Meet the heavy-hitting tech stocks
Descartes Systems Group, Open Text, Constellation Software, Kinaxis, and Shopify make up some of the strongest tech names on the TSX. They’re not quite in the same league as America’s FAAMG stocks (recently swapping out Netflix for Microsoft). But in terms of actual returns, the Canadian DOCKS still have plenty to offer.
Then again, Canadian tech investors can go the indexing route. The trouble with doing so in an uneven space, though, is that outperformers get dampened down while riskier names find their way into a portfolio. While watering down risk is a clear benefit of an index such as the iShares S&P TSX Capped Info Tech ETF (TSX:XIT), watered-down returns are less appealing.
For example, XIT is up 49% year on year — impressive for a market as battered as 2020’s. But now consider some of the returns of the DOCKS. Kinaxis is up 160% since last August. Shopify has gained, on average, 166% year-on-year. And non-DOCKS stock Docebo has gained an incredible 202% in the same time period. So, while XIT has beaten some DOCKS names, it’s clearly no stand-in for its strongest members.
Taking U.S. tech stocks to task
Let’s return to those much-trumpeted FAAMG stocks for a moment. Microsoft has gained 61% since last year – not a bad return. Facebook has gained 59%. Apple – the most talked-up of the bunch – has seen share price appreciation of 144%. These are decent gains by any standard. But the fact is that they are being outstripped by Canadian tech stocks. And at the end of the day, it’s the multiplier that counts.

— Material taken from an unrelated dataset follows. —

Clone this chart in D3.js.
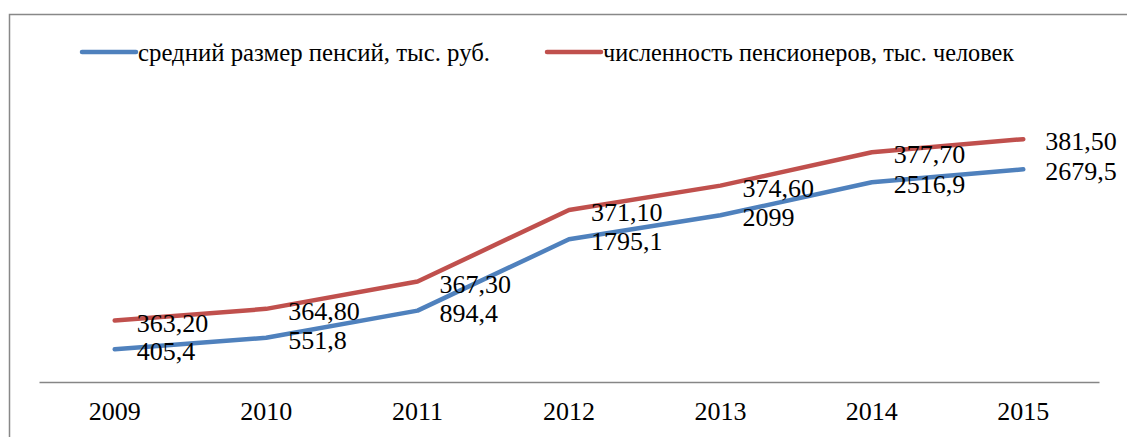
<!DOCTYPE html>
<html>
<head>
<meta charset="utf-8">
<script src="https://cdn.jsdelivr.net/npm/d3@7"></script>
<style>
body { margin: 0; background: #fff; }
</style>
</head>
<body>
<svg width="1127" height="437"></svg>
<script>
// данные
var years = ["2009", "2010", "2011", "2012", "2013", "2014", "2015"];
var pension = [405.4, 551.8, 894.4, 1795.1, 2099, 2516.9, 2679.5];
var pensioners = [363.2, 364.8, 367.3, 371.1, 374.6, 377.7, 381.5];
var pensionLabels = ["405,4", "551,8", "894,4", "1795,1", "2099", "2516,9", "2679,5"];
var pensionersLabels = ["363,20", "364,80", "367,30", "371,10", "374,60", "377,70", "381,50"];
var seriesNames = ["средний размер пенсий, тыс. руб.", "численность пенсионеров, тыс. человек"];
var colors = ["#4F81BD", "#C0504D"];

var FONT = "'Liberation Serif', 'Times New Roman', serif";
var svg = d3.select("svg");

// рамка диаграммы
svg.append("rect")
  .attr("x", 9.5).attr("y", 14.5)
  .attr("width", 1140).attr("height", 440)
  .attr("fill", "none").attr("stroke", "#888").attr("stroke-width", 1.5);

var x = d3.scaleBand().domain(years).range([39, 1099]);
// график с накоплением: вторая серия лежит поверх первой
var y = d3.scaleLinear().domain([0, 3500]).range([381.4, 104.4]);

var stacked = pensioners.map(function (v, i) { return v + pension[i]; });

svg.append("g")
  .attr("transform", "translate(0,382)")
  .call(d3.axisBottom(x).tickSize(0).tickPadding(20))
  .call(function (g) {
    g.select(".domain").attr("stroke", "#868686").attr("stroke-width", 1.5);
    g.selectAll("text").attr("font-size", 26).style("font-family", FONT).attr("fill", "#000");
  });

var line = d3.line()
  .x(function (d, i) { return x(years[i]) + x.bandwidth() / 2; })
  .y(function (d) { return y(d); });

var series = [
  { vals: pension, labels: pensionLabels, color: colors[0] },
  { vals: stacked, labels: pensionersLabels, color: colors[1] }
];

series.forEach(function (s) {
  svg.append("path")
    .datum(s.vals)
    .attr("d", line)
    .attr("fill", "none")
    .attr("stroke", s.color)
    .attr("stroke-width", 4.5)
    .attr("stroke-linecap", "round")
    .attr("stroke-linejoin", "round");

  svg.append("g").selectAll("text")
    .data(s.vals)
    .enter().append("text")
    .attr("x", function (d, i) { return x(years[i]) + x.bandwidth() / 2 + 22; })
    .attr("y", function (d) { return y(d) + 2; })
    .attr("dy", "0.35em")
    .attr("font-size", 26)
    .style("font-family", FONT)
    .text(function (d, i) { return s.labels[i]; });
});

// легенда (кириллица в оригинальном шрифте уже, поэтому подгоняем длину)
var legendX = [82, 547];
var legendW = [352, 411];
seriesNames.forEach(function (name, i) {
  var g = svg.append("g").attr("transform", "translate(" + legendX[i] + ",52)");
  g.append("line")
    .attr("x1", 0).attr("x2", 54)
    .attr("stroke", colors[i]).attr("stroke-width", 4.5)
    .attr("stroke-linecap", "round");
  g.append("text")
    .attr("x", 56).attr("dy", "0.35em")
    .attr("font-size", 26)
    .attr("textLength", legendW[i])
    .attr("lengthAdjust", "spacingAndGlyphs")
    .style("font-family", FONT)
    .text(name);
});
</script>
</body>
</html>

Investors should also consider trends, stories, and valuations. For some growth investors, valuations might only be a concern if they are unsustainable. Look at Shopify and Netflix, for example. These are arguably names that could hit a saturation point in terms of market share and consumer appetite.

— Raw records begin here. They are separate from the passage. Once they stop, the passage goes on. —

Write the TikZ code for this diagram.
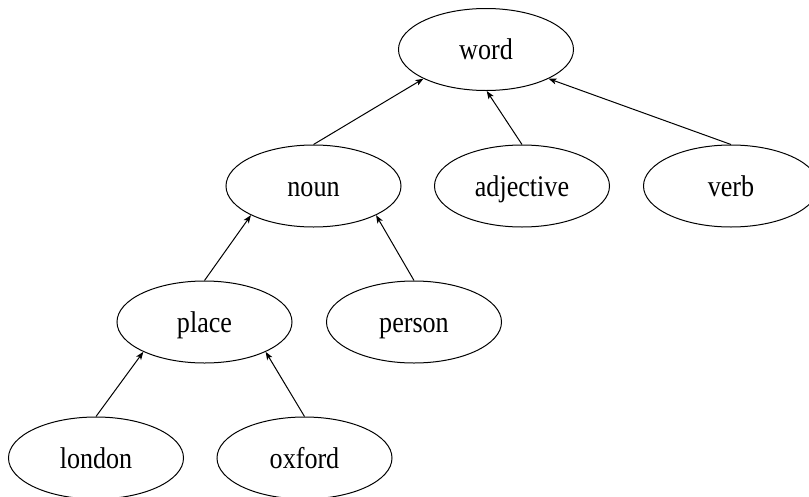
\documentclass[tikz,border=0pt]{standalone}
\usepackage{fontspec}
\setmainfont{Liberation Serif}[FakeStretch=0.87]
\usetikzlibrary{arrows.meta,shapes.geometric}
\begin{document}
\begin{tikzpicture}[x=1pt,y=-1pt,
  term/.style={draw, ellipse, line width=1pt, inner sep=0pt,
    minimum width=175pt, minimum height=82pt,
    text height=20pt, text depth=0pt,
    font=\fontsize{30}{30}\selectfont},
  isa/.style={line width=1pt, -{Stealth[length=8pt,width=6pt,inset=2pt]}}]
  \useasboundingbox (0,0) rectangle (809,496);
  \clip (0,0) rectangle (809,496);
  % taxonomy of words
  \node[term] (word)      at (486,49.5)  {word};
  \node[term] (noun)      at (313.5,186) {noun};
  \node[term] (adjective) at (522,186)   {adjective};
  \node[term] (verb)      at (731,186)   {verb};
  \node[term] (place)     at (204.5,322) {place};
  \node[term] (person)    at (414,322)   {person};
  \node[term] (london)    at (96,458)    {london};
  \node[term] (oxford)    at (304.5,458) {oxford};
  % each child points up to its parent
  \draw[isa] (noun.north)      -- (word.205);
  \draw[isa] (adjective.north) -- (word.271);
  \draw[isa] (verb.north)      -- (word.335);
  \draw[isa] (place.north)     -- (noun.205);
  \draw[isa] (person.north)    -- (noun.335);
  \draw[isa] (london.north)    -- (place.206);
  \draw[isa] (oxford.north)    -- (place.334);
\end{tikzpicture}
\end{document}
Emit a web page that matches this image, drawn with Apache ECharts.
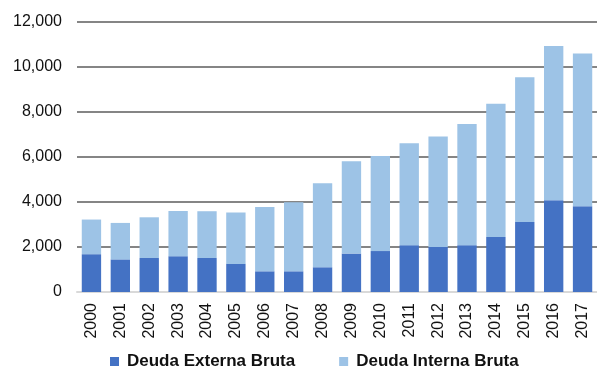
<!DOCTYPE html>
<html>
<head>
<meta charset="utf-8">
<script src="https://cdn.jsdelivr.net/npm/echarts@6/dist/echarts.min.js"></script>
<style>
  html, body { margin: 0; padding: 0; background: #fff; }
  #chart { width: 597px; height: 367px; }
</style>
</head>
<body>
<div id="chart"></div>
<script>
// Años de la serie
const years = ['2000','2001','2002','2003','2004','2005','2006','2007','2008',
               '2009','2010','2011','2012','2013','2014','2015','2016','2017'];

// Deuda externa bruta
const externa = [1680, 1450, 1510, 1590, 1510, 1250, 920, 920, 1100,
                 1710, 1820, 2080, 2000, 2080, 2440, 3110, 4080, 3810];

// Deuda interna bruta
const interna = [1540, 1620, 1810, 2010, 2080, 2280, 2860, 3070, 3730,
                 4100, 4220, 4530, 4910, 5390, 5930, 6430, 6850, 6790];

const seriesNames = ['Deuda Externa Bruta', 'Deuda Interna Bruta'];
const colors = ['#4472C4', '#9DC3E6'];

const chart = echarts.init(document.getElementById('chart'), null, { renderer: 'canvas' });

const fontFamily = '"Liberation Sans", Arial, sans-serif';

chart.setOption({
  animation: false,
  color: colors,
  grid: { left: 77, top: 22, bottom: 75, width: 523 },
  legend: {
    data: seriesNames,
    left: 110,
    top: 353,
    padding: 0,
    itemWidth: 9,
    itemHeight: 9,
    itemGap: 44,
    icon: 'rect',
    textStyle: { fontFamily, fontSize: 17, fontWeight: 'bold', color: '#111', padding: [0, 0, 0, 3] }
  },
  xAxis: {
    type: 'category',
    data: years,
    axisTick: { show: false },
    axisLine: { lineStyle: { color: '#d9d9d9', width: 2 } },
    axisLabel: { rotate: 90, margin: 11, fontFamily, fontSize: 16, color: '#111' }
  },
  yAxis: {
    type: 'value',
    min: 0,
    max: 12000,
    interval: 2000,
    axisLine: { show: false },
    axisTick: { show: false },
    axisLabel: {
      margin: 15,
      fontFamily, fontSize: 16, color: '#111',
      formatter: v => v.toLocaleString('en-US')
    },
    splitLine: { lineStyle: { color: '#858585', width: 2 } }
  },
  series: [
    {
      name: seriesNames[0],
      type: 'bar',
      stack: 'deuda',
      data: externa,
      barCategoryGap: '33%'
    },
    {
      name: seriesNames[1],
      type: 'bar',
      stack: 'deuda',
      data: interna,
      barCategoryGap: '33%'
    }
  ]
});
</script>
</body>
</html>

But there are some major differences between Canadian and U.S. big-name tech stocks. Facebook is strongly weighted by advertising, which means that a downturn in such revenue is a concern. The DOCKS don’t have a comparable weakness. But one way in which U.S. tech stocks can trump Canadian ones is through consumer discretionaries. This means that names like Apple are unique when it comes to sustainable returns.
On the other hand, Canadian tech stocks are strongly industrial in scope. They focus on business management, supply chains, and corporate digitalization. As such, Canadian tech stocks are less focused on lifestyle and luxury, and more on business efficiency. And so we return to the difference between speculation and reliability. For a mix of high returns and reliability, then, the DOCKS look like better plays right now.